Leave out the pictures, and write out exactly the lines from the beginning of the material to the line holding "1.4, 1.6, 1.8, 2.0, 2.5, 3.0, 3.5, 4.0, 5.0]", that line included, and nothing else.

## Materials provided
▼

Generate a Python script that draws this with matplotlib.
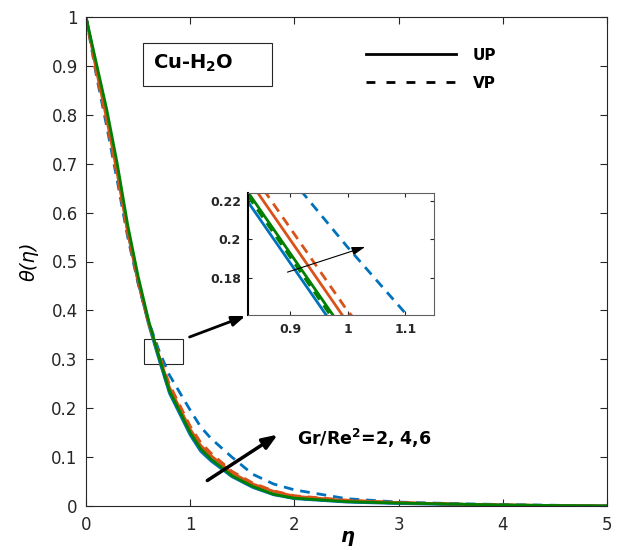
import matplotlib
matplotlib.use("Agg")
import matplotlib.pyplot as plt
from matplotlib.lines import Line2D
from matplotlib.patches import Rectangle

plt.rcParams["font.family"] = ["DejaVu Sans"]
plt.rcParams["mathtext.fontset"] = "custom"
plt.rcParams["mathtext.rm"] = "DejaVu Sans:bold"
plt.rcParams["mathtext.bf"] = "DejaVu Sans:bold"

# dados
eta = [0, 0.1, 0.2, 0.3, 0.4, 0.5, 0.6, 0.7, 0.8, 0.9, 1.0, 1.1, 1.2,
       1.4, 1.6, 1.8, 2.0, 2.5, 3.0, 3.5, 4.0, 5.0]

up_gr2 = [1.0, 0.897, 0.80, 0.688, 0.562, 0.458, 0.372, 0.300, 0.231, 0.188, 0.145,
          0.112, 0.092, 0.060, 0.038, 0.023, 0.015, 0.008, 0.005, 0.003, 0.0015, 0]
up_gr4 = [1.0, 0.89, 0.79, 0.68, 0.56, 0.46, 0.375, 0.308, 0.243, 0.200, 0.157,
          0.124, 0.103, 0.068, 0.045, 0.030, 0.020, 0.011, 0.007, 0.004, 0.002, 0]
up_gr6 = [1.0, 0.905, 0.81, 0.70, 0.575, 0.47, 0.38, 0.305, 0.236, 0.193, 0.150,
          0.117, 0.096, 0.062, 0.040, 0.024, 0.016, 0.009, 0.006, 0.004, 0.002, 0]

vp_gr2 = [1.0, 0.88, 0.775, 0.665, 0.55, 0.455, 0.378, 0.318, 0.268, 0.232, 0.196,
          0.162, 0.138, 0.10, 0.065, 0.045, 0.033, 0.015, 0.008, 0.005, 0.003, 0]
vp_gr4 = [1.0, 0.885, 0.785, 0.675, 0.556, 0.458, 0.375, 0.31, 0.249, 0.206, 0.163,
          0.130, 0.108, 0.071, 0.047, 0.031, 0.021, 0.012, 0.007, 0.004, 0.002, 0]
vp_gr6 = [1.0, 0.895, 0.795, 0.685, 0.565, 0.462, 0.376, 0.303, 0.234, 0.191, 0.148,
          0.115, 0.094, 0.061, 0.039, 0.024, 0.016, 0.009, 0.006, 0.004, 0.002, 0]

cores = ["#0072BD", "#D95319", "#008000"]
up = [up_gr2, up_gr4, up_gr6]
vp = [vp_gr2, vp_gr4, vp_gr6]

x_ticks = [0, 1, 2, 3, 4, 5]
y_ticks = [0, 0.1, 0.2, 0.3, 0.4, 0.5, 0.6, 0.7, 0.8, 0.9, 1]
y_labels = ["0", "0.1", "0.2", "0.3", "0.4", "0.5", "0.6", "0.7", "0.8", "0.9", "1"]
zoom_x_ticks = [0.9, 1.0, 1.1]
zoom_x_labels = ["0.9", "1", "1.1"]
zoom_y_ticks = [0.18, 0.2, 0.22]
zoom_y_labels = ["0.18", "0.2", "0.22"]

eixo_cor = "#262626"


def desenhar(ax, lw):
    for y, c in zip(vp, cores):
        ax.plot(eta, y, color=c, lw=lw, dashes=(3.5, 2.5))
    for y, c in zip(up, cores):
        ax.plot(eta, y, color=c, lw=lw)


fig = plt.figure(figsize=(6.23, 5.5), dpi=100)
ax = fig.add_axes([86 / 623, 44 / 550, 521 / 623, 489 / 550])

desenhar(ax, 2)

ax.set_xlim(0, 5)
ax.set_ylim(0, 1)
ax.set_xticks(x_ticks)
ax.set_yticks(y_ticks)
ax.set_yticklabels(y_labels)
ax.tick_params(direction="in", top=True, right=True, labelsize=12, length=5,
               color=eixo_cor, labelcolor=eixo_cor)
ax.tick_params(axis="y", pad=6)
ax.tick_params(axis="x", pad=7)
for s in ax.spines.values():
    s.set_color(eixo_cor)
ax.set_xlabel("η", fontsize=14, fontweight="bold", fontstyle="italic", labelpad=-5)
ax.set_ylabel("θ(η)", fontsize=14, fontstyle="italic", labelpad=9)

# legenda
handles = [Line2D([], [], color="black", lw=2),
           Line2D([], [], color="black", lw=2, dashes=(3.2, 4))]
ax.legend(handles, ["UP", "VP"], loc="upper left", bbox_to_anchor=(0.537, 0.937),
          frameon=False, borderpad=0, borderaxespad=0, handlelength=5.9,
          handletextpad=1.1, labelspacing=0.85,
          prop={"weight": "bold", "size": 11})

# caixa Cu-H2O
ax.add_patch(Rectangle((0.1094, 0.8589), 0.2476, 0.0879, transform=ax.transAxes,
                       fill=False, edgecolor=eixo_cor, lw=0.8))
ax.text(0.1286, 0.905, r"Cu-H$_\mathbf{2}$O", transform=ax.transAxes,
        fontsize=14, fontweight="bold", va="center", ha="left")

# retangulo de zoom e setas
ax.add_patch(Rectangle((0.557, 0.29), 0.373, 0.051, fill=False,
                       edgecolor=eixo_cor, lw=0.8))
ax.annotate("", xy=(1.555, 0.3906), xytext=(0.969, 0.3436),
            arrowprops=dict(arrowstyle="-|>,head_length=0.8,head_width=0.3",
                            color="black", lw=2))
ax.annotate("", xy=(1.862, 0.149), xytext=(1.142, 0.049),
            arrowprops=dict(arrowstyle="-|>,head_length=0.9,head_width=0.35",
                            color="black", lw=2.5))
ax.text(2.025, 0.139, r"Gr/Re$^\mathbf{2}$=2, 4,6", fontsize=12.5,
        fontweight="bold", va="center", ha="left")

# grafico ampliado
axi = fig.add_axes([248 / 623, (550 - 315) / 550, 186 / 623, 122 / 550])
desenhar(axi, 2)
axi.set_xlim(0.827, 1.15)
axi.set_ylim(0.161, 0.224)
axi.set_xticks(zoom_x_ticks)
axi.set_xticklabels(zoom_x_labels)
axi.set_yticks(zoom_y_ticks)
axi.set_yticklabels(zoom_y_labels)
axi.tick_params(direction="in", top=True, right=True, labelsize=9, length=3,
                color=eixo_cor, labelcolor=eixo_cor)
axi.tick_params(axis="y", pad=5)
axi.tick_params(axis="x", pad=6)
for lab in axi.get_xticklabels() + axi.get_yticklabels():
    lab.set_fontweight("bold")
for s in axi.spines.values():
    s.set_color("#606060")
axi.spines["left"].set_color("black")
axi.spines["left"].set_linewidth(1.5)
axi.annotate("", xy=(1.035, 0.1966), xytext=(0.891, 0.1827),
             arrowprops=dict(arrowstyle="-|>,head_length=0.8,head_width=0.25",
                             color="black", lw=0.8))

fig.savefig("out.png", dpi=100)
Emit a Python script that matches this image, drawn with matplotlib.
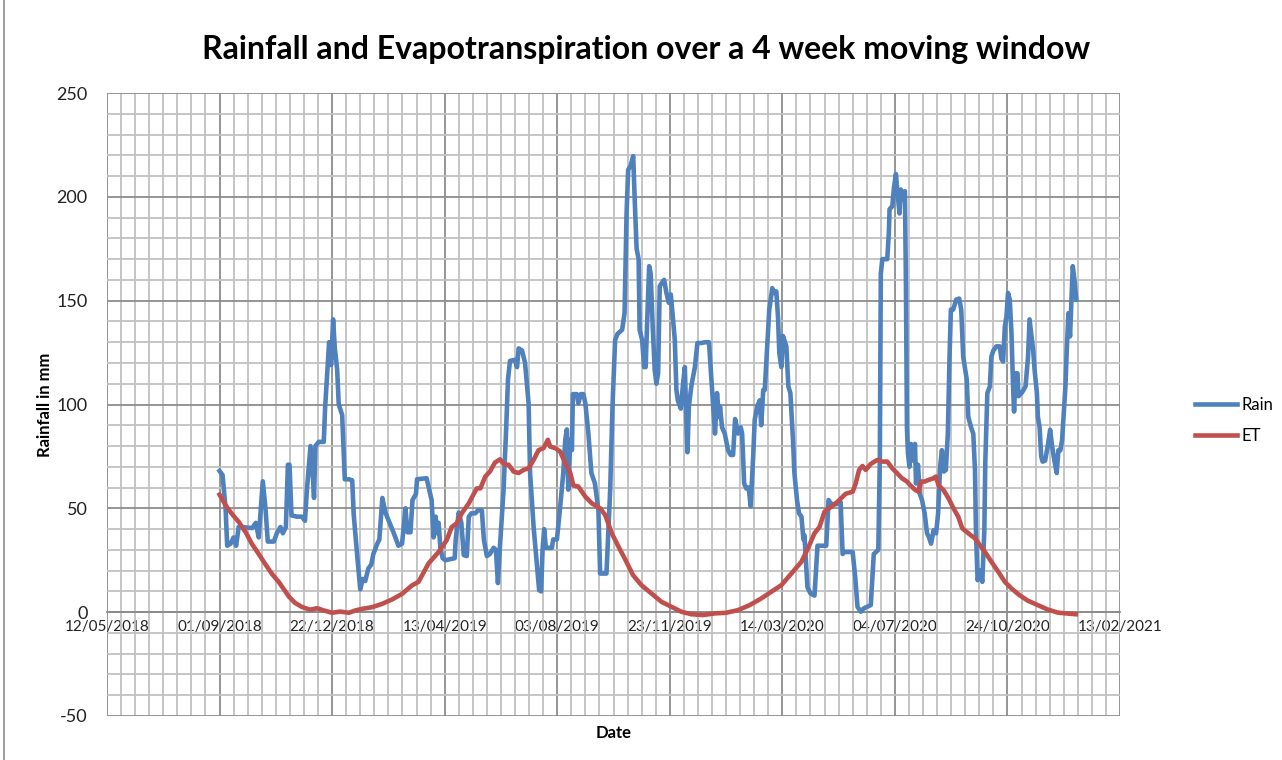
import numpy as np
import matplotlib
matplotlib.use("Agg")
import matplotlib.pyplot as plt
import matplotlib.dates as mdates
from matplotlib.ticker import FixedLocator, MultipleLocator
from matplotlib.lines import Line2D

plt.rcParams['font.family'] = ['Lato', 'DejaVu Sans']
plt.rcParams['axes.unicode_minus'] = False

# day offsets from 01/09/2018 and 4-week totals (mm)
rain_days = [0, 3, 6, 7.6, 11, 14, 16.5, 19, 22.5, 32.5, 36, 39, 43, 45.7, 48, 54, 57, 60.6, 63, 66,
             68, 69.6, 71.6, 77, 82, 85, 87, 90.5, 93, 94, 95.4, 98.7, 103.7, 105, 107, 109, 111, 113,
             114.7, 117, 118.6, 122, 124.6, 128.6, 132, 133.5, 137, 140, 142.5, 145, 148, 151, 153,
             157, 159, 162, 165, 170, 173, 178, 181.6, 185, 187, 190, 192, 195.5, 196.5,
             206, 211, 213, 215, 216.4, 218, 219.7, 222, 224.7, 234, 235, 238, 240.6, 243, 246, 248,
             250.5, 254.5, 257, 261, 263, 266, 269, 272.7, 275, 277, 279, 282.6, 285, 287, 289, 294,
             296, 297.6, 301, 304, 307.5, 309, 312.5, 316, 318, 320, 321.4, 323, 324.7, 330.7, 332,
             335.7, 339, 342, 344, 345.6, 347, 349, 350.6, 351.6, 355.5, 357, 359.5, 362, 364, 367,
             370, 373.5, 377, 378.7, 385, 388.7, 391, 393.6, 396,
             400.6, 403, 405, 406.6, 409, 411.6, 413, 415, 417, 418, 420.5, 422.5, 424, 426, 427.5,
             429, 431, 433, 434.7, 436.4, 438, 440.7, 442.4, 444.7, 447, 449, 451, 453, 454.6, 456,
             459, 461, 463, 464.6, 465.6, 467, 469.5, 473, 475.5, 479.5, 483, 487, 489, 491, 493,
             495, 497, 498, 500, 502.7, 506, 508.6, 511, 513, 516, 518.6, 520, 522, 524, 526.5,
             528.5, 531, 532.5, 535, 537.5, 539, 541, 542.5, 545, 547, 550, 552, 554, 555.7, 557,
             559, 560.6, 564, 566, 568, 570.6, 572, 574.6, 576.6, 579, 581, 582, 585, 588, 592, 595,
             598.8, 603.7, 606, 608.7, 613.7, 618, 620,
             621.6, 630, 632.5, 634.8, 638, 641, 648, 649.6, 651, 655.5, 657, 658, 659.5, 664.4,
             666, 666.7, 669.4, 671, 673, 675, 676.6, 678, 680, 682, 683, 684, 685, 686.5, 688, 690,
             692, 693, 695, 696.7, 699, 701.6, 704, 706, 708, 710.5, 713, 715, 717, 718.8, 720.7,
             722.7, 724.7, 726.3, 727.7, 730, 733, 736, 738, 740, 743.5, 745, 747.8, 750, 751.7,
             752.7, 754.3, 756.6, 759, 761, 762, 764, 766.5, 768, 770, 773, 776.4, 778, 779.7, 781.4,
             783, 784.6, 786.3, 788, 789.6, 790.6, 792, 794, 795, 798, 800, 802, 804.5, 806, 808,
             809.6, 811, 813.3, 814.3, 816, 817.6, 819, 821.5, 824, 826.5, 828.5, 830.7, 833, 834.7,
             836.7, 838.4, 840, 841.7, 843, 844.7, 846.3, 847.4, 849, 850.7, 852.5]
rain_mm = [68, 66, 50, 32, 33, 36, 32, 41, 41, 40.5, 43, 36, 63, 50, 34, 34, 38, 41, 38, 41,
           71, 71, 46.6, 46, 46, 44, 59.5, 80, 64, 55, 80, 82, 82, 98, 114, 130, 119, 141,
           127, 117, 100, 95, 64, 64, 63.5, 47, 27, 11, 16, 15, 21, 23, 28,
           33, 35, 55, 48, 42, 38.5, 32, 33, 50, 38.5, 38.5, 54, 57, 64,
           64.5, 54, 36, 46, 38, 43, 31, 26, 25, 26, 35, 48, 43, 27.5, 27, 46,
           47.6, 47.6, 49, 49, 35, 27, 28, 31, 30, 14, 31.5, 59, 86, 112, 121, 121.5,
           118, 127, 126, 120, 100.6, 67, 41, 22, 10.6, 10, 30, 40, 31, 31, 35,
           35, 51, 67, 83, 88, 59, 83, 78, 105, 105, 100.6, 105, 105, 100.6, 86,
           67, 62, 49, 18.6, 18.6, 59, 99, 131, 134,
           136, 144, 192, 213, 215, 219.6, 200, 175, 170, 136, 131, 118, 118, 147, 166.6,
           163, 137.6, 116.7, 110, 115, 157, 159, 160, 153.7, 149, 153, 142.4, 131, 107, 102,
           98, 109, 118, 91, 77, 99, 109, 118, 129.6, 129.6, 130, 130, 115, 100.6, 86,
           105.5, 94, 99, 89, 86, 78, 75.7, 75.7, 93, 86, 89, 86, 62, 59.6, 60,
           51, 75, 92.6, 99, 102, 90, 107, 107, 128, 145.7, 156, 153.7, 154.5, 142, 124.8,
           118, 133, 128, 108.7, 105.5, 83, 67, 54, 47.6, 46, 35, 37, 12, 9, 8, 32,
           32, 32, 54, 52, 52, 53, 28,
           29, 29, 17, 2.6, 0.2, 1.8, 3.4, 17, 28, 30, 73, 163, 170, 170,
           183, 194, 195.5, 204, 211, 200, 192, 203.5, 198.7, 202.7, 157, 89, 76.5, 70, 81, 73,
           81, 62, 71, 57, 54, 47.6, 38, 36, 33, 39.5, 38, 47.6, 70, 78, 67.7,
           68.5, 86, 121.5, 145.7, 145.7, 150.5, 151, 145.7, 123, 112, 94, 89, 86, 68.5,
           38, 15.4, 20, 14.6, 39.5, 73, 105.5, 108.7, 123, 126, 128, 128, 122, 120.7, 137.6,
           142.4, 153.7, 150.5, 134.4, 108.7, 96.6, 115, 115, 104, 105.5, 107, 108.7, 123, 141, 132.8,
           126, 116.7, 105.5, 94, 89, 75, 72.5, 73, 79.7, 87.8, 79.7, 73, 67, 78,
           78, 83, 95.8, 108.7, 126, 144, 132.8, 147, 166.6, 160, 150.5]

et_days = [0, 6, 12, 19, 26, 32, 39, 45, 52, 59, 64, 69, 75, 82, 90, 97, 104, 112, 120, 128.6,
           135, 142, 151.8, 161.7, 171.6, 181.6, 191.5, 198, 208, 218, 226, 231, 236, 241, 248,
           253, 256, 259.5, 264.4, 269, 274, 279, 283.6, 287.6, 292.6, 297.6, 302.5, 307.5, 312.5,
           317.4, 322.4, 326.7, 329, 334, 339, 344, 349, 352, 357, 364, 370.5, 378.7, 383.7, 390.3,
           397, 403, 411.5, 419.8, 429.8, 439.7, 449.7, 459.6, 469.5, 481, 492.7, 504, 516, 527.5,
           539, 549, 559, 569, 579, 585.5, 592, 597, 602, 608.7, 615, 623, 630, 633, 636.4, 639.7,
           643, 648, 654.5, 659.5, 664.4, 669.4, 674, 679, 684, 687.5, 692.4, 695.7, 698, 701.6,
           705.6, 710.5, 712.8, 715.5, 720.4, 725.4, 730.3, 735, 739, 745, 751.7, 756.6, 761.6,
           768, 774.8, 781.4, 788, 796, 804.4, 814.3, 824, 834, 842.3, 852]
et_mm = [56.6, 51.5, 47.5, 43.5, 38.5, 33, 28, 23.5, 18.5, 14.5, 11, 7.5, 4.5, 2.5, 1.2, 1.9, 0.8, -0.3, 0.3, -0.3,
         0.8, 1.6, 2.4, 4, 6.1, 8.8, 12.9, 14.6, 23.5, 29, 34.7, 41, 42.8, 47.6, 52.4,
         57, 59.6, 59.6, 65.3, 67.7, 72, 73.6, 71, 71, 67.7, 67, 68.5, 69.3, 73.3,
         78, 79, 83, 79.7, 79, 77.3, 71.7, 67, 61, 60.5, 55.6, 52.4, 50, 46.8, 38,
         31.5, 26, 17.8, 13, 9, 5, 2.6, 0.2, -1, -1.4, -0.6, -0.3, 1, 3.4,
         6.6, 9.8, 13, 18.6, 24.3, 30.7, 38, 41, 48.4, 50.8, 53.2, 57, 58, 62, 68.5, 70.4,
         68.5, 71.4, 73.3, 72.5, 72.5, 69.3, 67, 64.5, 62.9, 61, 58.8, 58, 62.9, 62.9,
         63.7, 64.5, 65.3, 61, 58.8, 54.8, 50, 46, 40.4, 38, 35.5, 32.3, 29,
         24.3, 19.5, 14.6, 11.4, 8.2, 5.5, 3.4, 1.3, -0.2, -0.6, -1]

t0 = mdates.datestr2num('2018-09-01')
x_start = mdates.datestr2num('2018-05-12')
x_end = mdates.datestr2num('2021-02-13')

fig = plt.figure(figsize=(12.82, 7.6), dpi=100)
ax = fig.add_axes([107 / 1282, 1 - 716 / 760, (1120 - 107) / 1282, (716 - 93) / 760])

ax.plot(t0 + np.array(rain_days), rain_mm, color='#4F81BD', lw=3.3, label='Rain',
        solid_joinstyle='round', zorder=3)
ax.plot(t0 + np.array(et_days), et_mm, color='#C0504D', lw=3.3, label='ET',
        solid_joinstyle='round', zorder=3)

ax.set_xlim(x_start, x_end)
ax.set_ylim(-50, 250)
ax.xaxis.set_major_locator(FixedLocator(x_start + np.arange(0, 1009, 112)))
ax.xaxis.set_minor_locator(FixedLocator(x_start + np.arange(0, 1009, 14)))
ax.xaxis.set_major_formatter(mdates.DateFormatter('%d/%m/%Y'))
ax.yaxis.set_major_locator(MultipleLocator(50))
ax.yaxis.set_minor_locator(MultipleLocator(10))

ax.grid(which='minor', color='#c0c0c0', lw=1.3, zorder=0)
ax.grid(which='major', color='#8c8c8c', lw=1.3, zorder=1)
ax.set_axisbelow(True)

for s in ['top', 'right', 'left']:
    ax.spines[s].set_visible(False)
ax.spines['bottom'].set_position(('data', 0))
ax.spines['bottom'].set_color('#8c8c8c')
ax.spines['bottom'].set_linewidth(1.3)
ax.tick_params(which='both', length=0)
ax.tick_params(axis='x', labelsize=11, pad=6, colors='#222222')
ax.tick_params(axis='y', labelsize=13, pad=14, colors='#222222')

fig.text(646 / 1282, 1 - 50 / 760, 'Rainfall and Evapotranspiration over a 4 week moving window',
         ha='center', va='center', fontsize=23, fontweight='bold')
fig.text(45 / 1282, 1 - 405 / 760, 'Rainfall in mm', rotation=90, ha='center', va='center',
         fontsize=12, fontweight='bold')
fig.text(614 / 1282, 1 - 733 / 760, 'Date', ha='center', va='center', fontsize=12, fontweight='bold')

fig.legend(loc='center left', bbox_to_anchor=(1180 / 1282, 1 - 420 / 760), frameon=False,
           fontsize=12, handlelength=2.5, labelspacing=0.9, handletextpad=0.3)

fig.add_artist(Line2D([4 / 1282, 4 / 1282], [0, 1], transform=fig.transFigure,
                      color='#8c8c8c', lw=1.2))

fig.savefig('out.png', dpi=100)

▲

## The answer
Generate a Python script that draws this with matplotlib.
import matplotlib
matplotlib.use("Agg")
import matplotlib.pyplot as plt
from matplotlib.lines import Line2D
from matplotlib.patches import Rectangle

plt.rcParams["font.family"] = ["DejaVu Sans"]
plt.rcParams["mathtext.fontset"] = "custom"
plt.rcParams["mathtext.rm"] = "DejaVu Sans:bold"
plt.rcParams["mathtext.bf"] = "DejaVu Sans:bold"

# dados
eta = [0, 0.1, 0.2, 0.3, 0.4, 0.5, 0.6, 0.7, 0.8, 0.9, 1.0, 1.1, 1.2,
       1.4, 1.6, 1.8, 2.0, 2.5, 3.0, 3.5, 4.0, 5.0]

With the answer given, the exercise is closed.